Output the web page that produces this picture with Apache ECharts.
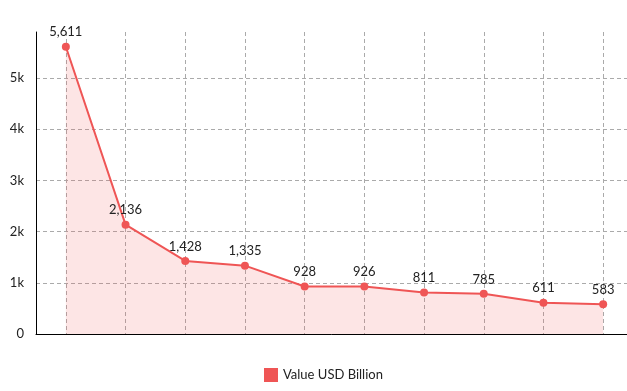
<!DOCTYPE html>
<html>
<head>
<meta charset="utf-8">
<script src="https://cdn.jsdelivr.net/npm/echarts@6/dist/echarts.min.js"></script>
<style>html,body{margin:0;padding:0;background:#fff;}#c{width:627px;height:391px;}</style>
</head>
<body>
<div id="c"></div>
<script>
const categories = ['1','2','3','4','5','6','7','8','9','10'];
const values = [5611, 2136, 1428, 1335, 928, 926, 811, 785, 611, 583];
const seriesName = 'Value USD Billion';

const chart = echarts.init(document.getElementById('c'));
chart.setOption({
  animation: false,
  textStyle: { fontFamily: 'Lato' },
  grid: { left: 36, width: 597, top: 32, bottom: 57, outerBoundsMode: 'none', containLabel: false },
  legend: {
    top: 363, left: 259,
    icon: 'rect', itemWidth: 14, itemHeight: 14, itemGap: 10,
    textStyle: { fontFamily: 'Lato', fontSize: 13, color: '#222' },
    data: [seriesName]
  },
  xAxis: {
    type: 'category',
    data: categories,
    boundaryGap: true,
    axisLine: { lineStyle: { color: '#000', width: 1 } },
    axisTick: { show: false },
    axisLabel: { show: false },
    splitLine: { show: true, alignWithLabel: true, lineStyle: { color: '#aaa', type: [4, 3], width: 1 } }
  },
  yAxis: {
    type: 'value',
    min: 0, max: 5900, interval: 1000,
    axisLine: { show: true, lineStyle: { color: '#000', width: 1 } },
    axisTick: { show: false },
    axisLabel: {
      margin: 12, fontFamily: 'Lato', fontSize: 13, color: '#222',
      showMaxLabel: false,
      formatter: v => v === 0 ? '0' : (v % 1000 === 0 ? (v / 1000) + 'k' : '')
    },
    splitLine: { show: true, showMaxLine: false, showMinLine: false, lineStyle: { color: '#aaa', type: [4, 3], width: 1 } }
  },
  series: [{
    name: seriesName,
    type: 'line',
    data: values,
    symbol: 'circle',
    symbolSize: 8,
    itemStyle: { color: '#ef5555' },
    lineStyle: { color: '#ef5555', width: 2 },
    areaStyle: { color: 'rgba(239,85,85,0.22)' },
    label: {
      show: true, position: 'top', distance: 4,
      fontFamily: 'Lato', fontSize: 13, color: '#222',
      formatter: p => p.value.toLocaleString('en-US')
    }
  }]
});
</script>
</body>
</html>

• Task brief
Leave out the pictures and repeat exactly the lines from the start of the material through the line that contains "const seriesName = 'Value USD Billion';", both included.

• The solution
Output the web page that produces this picture with Apache ECharts.
<!DOCTYPE html>
<html>
<head>
<meta charset="utf-8">
<script src="https://cdn.jsdelivr.net/npm/echarts@6/dist/echarts.min.js"></script>
<style>html,body{margin:0;padding:0;background:#fff;}#c{width:627px;height:391px;}</style>
</head>
<body>
<div id="c"></div>
<script>
const categories = ['1','2','3','4','5','6','7','8','9','10'];
const values = [5611, 2136, 1428, 1335, 928, 926, 811, 785, 611, 583];
const seriesName = 'Value USD Billion';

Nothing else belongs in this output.